--- Start ---

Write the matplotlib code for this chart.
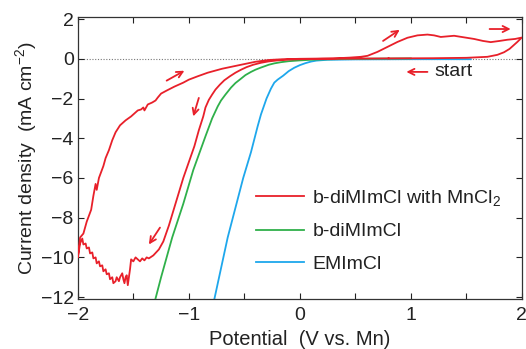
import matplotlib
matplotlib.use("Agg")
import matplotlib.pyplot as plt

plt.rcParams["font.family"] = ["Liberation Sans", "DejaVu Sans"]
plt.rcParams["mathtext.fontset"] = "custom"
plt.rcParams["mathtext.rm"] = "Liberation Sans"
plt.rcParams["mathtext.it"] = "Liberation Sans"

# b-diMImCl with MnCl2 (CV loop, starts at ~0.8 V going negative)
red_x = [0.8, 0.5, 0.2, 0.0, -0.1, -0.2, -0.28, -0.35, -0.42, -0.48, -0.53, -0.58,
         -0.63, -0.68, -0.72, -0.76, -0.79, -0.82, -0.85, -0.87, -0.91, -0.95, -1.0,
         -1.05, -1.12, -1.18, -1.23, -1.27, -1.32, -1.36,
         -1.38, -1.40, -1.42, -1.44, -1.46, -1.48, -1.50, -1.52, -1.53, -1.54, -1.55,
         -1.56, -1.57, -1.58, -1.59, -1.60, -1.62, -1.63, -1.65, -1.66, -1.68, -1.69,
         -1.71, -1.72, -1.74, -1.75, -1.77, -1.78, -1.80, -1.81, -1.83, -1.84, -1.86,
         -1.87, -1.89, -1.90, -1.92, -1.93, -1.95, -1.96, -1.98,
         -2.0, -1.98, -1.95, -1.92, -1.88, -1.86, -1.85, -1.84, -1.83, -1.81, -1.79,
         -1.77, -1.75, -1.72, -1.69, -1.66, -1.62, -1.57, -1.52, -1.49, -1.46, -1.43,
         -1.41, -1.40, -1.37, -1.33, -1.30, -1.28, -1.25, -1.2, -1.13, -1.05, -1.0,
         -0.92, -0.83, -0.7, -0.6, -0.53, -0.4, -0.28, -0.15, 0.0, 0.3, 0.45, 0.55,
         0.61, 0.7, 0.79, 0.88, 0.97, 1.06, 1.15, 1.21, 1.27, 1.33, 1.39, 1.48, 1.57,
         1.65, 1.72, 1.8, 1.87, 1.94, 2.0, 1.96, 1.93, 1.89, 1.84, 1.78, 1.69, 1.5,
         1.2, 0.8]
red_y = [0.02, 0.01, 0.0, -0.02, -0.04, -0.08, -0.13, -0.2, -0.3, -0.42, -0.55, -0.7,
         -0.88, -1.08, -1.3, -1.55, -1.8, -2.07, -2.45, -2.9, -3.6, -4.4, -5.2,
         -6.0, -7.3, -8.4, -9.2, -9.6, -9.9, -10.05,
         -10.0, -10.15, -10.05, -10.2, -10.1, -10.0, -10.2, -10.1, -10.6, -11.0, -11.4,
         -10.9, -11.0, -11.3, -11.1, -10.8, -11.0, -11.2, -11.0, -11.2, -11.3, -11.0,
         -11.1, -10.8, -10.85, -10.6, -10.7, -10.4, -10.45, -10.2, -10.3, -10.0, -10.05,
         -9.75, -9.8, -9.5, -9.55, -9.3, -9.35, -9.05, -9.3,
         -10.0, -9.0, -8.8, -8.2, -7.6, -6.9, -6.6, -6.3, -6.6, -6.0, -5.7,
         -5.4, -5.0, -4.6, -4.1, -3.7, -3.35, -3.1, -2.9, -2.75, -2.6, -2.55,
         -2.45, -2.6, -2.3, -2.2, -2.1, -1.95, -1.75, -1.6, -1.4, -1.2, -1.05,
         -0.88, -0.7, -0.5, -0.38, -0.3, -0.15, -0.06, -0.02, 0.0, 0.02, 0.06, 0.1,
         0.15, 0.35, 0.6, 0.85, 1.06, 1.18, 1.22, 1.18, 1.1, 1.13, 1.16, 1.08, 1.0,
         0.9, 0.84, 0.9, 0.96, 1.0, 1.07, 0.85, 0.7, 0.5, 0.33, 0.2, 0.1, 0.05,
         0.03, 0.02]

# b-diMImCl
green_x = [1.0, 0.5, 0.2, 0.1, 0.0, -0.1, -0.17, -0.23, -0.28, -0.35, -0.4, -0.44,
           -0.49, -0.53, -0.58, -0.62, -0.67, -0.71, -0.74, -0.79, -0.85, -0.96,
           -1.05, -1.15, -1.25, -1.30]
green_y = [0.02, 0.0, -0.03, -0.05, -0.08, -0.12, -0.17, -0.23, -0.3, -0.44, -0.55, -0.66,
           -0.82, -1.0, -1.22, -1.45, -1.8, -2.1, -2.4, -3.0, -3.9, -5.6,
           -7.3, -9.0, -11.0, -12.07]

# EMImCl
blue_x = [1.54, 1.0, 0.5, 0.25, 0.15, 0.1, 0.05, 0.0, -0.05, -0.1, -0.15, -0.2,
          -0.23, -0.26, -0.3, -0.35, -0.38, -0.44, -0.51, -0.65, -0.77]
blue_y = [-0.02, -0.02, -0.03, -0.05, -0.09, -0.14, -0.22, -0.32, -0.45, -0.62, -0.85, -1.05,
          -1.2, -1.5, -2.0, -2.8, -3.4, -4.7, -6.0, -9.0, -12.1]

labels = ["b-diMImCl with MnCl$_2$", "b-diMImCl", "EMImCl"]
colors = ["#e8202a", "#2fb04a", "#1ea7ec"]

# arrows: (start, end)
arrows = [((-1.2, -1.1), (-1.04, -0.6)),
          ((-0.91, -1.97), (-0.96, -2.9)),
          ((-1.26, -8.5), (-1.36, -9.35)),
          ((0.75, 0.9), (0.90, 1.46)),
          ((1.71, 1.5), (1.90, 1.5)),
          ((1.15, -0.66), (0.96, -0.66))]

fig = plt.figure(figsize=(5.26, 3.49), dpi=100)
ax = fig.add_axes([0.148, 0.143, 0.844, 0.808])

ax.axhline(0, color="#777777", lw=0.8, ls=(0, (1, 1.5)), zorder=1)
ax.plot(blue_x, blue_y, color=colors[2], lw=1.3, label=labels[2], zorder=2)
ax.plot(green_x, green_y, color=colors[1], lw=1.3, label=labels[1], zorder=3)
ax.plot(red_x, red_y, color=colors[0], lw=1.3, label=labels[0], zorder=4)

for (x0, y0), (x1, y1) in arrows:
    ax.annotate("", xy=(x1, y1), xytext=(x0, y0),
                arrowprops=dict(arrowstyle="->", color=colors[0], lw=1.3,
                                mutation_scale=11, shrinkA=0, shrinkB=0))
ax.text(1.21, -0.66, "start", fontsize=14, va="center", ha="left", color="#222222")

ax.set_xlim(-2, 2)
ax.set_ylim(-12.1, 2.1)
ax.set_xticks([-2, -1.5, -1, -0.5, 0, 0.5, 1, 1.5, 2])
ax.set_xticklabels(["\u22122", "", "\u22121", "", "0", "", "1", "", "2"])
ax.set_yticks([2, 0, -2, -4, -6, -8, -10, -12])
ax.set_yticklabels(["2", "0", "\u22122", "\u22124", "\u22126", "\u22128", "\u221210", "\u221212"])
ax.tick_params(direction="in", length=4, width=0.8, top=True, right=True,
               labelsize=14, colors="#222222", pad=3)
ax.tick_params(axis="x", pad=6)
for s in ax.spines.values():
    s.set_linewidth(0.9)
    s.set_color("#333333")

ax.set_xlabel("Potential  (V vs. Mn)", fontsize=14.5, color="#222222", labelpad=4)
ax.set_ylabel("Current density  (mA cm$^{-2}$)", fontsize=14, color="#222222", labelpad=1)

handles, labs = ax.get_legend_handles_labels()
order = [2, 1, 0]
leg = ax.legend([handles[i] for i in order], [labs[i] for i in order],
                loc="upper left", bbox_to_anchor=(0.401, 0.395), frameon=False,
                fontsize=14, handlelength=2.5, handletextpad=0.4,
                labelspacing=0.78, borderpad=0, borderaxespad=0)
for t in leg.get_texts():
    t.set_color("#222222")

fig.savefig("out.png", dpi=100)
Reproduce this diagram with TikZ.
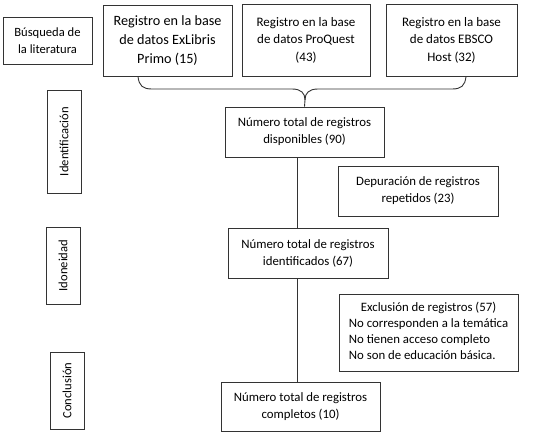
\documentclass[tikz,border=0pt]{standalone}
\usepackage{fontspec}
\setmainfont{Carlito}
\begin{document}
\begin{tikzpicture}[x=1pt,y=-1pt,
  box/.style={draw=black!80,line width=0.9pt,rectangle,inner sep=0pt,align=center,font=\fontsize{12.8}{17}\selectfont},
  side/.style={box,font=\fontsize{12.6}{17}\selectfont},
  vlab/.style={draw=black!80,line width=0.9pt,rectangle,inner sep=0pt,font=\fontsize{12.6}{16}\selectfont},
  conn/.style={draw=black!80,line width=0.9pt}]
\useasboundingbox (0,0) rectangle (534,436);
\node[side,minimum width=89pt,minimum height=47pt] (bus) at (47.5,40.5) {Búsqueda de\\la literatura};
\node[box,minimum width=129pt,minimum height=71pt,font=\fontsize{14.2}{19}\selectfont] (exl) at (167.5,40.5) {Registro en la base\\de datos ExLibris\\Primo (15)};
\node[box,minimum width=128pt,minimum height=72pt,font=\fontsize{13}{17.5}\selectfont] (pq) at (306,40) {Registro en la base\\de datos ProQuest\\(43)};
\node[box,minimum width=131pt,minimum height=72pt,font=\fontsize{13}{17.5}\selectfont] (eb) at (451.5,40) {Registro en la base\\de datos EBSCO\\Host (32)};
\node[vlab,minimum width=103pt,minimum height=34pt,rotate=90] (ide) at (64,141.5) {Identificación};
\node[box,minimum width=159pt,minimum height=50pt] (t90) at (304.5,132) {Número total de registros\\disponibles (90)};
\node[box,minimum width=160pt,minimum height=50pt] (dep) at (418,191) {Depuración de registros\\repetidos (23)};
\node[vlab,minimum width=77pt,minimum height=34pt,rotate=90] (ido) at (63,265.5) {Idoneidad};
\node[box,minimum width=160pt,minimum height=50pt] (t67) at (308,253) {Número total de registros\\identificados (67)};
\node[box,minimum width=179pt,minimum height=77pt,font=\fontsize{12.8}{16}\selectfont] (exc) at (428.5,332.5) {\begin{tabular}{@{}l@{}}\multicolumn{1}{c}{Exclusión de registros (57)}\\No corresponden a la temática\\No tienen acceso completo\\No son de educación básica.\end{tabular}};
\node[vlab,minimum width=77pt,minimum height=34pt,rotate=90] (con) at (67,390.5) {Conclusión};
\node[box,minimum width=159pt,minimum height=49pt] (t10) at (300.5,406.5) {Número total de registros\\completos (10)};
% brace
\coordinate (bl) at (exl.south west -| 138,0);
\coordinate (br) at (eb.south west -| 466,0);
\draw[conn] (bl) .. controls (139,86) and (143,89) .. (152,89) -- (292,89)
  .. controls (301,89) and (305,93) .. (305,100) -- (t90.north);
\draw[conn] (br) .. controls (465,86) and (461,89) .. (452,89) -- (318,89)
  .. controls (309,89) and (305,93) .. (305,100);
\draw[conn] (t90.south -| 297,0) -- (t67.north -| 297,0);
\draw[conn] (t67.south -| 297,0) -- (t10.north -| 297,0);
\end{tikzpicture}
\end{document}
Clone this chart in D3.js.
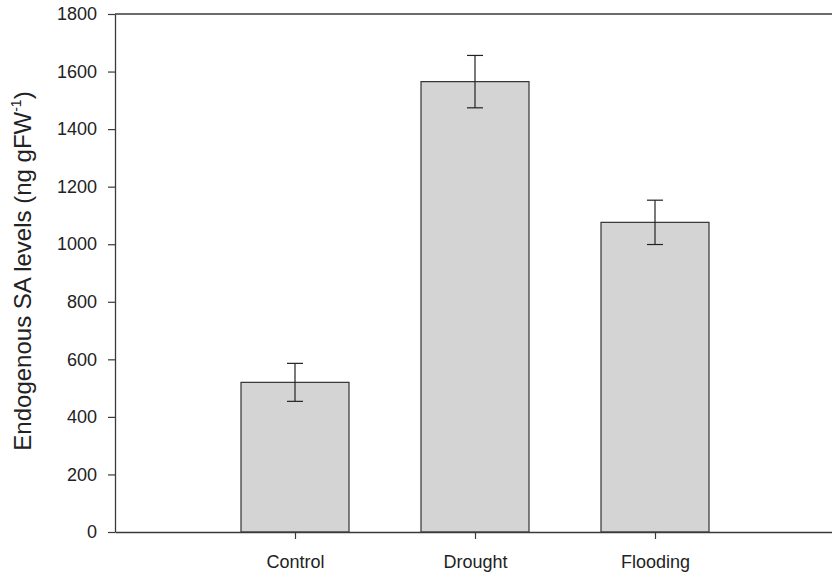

--- End ---

**Aim of the task:** Find the word "chart" in the data and copy out each line where it turns up.

**Written solution:**
Write the matplotlib code for this chart.
Clone this chart in D3.js.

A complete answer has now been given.